Records from a data source:
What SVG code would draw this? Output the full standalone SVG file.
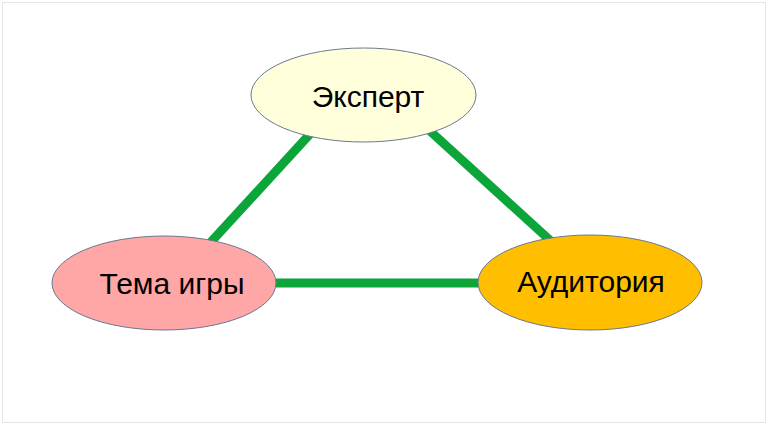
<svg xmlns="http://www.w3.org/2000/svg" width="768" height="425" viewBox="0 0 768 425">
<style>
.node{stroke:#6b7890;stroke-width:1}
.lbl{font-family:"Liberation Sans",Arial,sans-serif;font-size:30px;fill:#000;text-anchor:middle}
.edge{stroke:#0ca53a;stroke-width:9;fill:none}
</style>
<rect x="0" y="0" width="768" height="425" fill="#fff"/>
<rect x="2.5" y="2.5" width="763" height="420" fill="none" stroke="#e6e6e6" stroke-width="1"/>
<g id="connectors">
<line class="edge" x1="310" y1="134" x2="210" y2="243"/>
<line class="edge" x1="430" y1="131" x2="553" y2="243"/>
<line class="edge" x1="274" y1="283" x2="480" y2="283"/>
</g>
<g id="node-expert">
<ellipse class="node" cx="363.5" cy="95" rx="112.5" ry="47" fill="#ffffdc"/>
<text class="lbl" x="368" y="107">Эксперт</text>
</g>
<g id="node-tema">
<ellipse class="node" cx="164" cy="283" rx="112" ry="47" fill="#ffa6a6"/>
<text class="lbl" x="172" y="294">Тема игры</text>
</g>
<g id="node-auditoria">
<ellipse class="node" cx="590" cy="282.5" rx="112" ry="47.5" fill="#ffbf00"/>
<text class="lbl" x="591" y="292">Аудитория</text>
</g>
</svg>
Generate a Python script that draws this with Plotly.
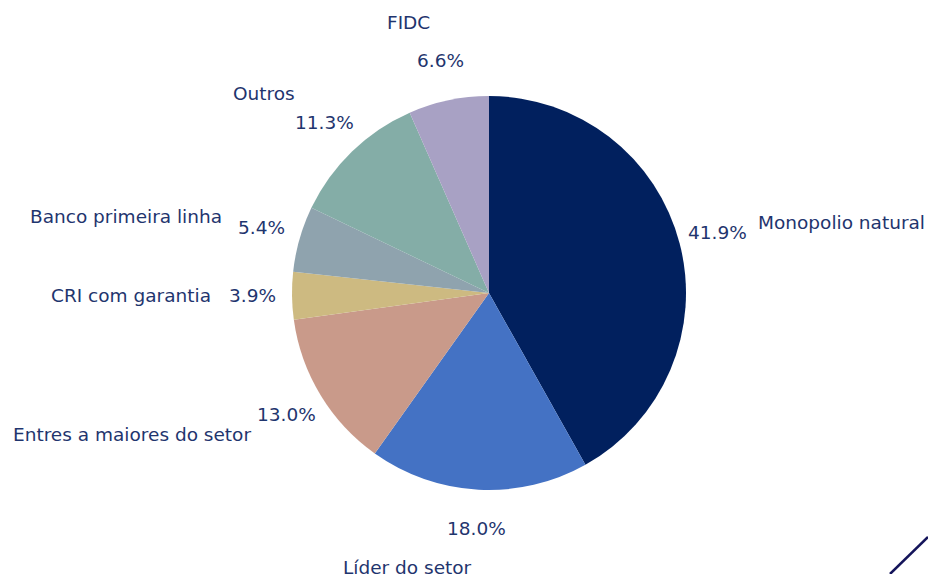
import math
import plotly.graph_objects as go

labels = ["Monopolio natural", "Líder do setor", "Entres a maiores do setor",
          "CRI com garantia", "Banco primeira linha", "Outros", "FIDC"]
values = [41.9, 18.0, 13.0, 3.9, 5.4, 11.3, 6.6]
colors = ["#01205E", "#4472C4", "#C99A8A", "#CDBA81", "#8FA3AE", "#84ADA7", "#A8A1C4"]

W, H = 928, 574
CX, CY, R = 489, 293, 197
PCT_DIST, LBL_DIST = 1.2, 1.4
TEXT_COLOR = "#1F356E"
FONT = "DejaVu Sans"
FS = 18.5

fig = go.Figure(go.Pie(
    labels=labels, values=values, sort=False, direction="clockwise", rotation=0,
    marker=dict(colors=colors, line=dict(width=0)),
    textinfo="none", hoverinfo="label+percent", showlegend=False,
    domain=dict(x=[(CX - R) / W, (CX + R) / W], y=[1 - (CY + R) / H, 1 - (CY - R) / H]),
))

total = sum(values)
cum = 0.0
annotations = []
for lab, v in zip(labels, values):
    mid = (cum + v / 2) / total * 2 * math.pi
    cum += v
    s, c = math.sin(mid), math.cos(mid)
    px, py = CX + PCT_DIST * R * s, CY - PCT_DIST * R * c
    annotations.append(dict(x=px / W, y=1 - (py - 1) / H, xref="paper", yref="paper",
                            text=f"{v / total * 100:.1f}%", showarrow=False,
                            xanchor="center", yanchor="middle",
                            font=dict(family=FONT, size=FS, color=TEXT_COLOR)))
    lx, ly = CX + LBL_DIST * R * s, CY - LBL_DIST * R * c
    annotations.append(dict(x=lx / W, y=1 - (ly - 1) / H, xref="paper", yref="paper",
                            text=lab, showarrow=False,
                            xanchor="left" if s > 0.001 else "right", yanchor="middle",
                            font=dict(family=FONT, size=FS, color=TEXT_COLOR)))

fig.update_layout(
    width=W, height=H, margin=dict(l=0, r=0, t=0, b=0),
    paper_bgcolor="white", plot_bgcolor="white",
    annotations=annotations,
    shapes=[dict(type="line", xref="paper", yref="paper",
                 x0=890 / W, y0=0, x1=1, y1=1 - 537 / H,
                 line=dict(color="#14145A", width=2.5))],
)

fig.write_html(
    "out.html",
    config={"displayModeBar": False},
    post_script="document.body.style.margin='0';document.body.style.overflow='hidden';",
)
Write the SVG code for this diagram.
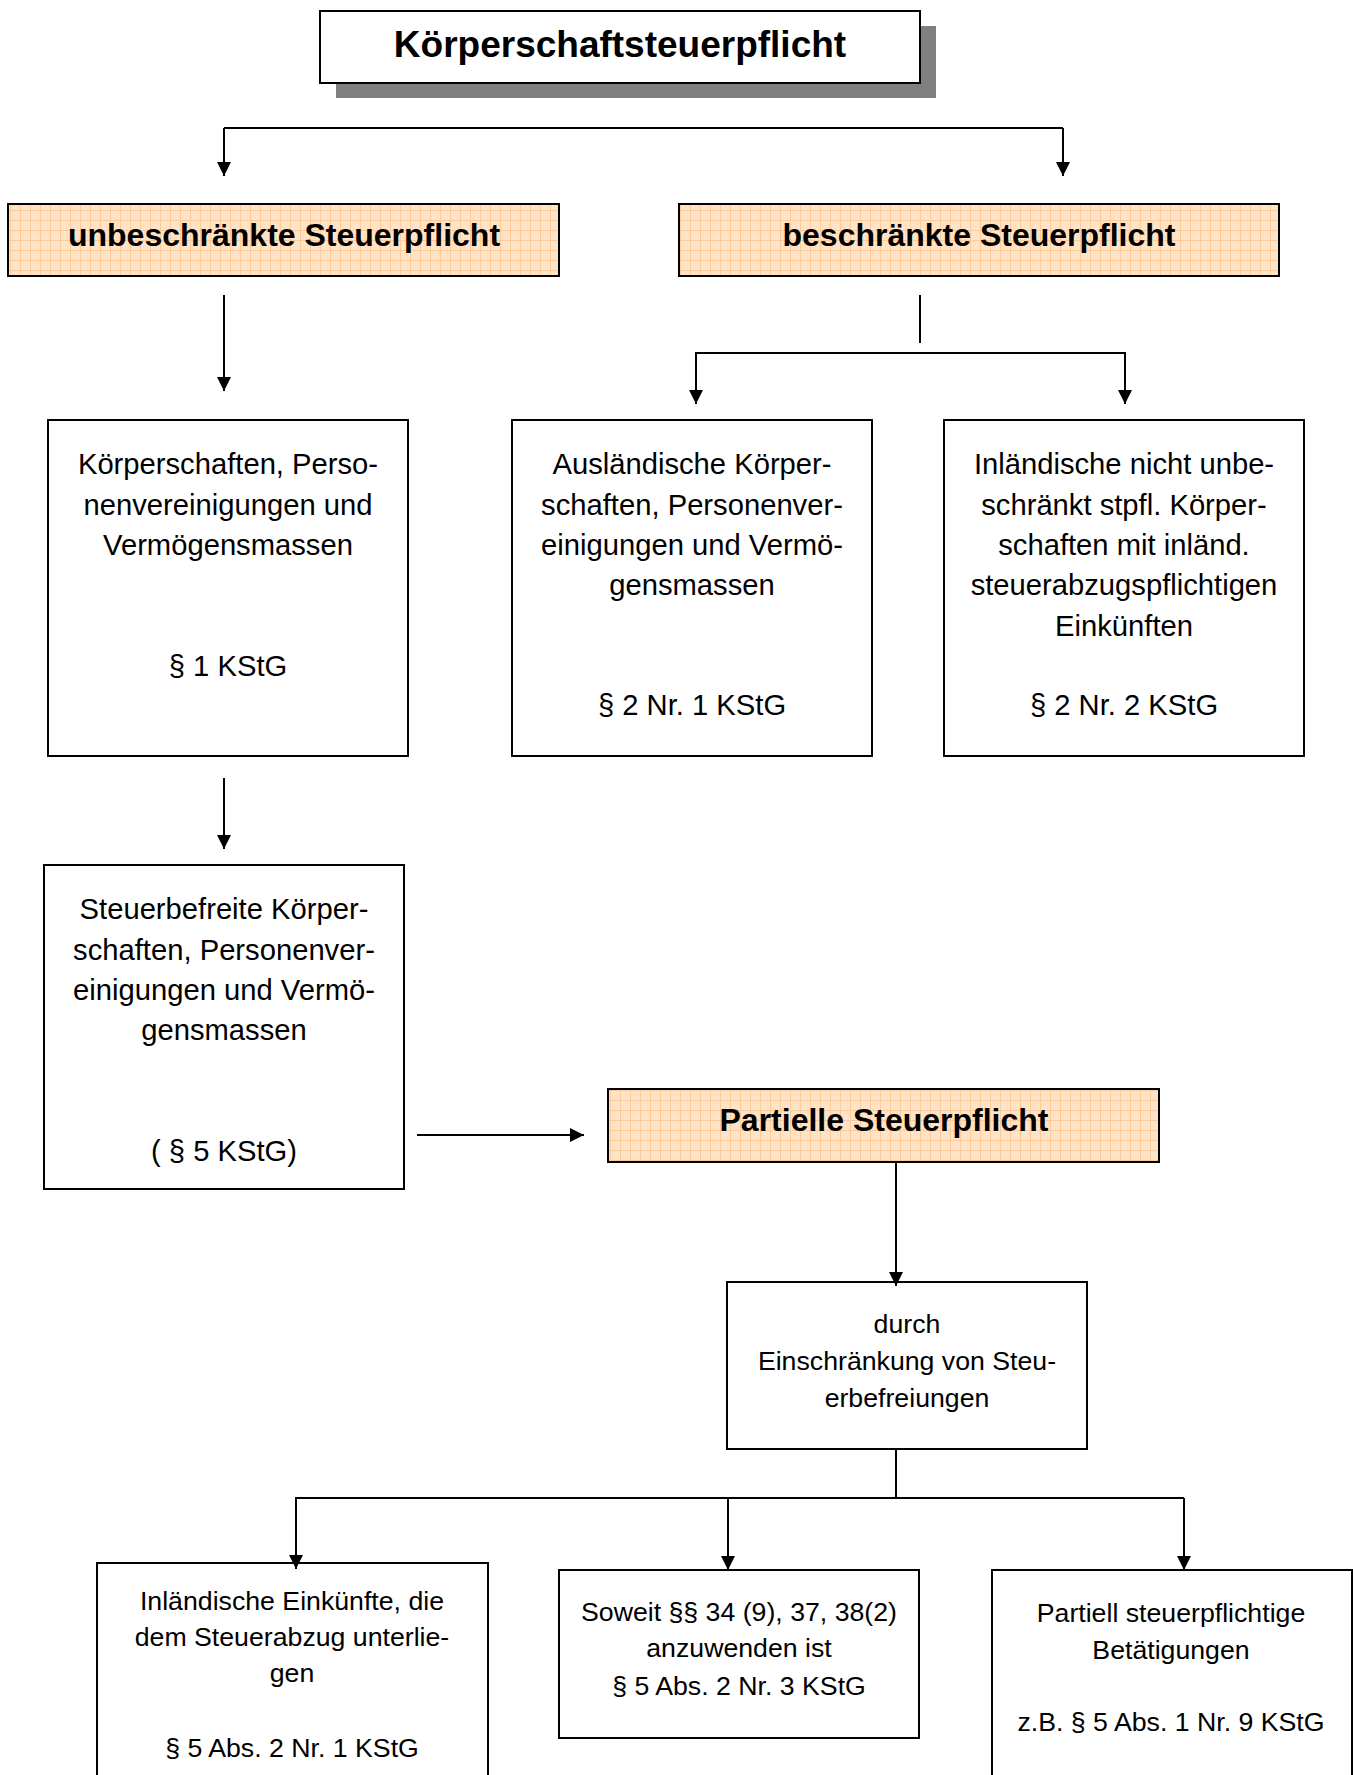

Given problem: Search the entries for the word "this", then gather every line that has it.

Exercise solution:
What SVG code would draw this? Output the full standalone SVG file.
Generate a Python script that draws this with Plotly.
Write the SVG code for this diagram.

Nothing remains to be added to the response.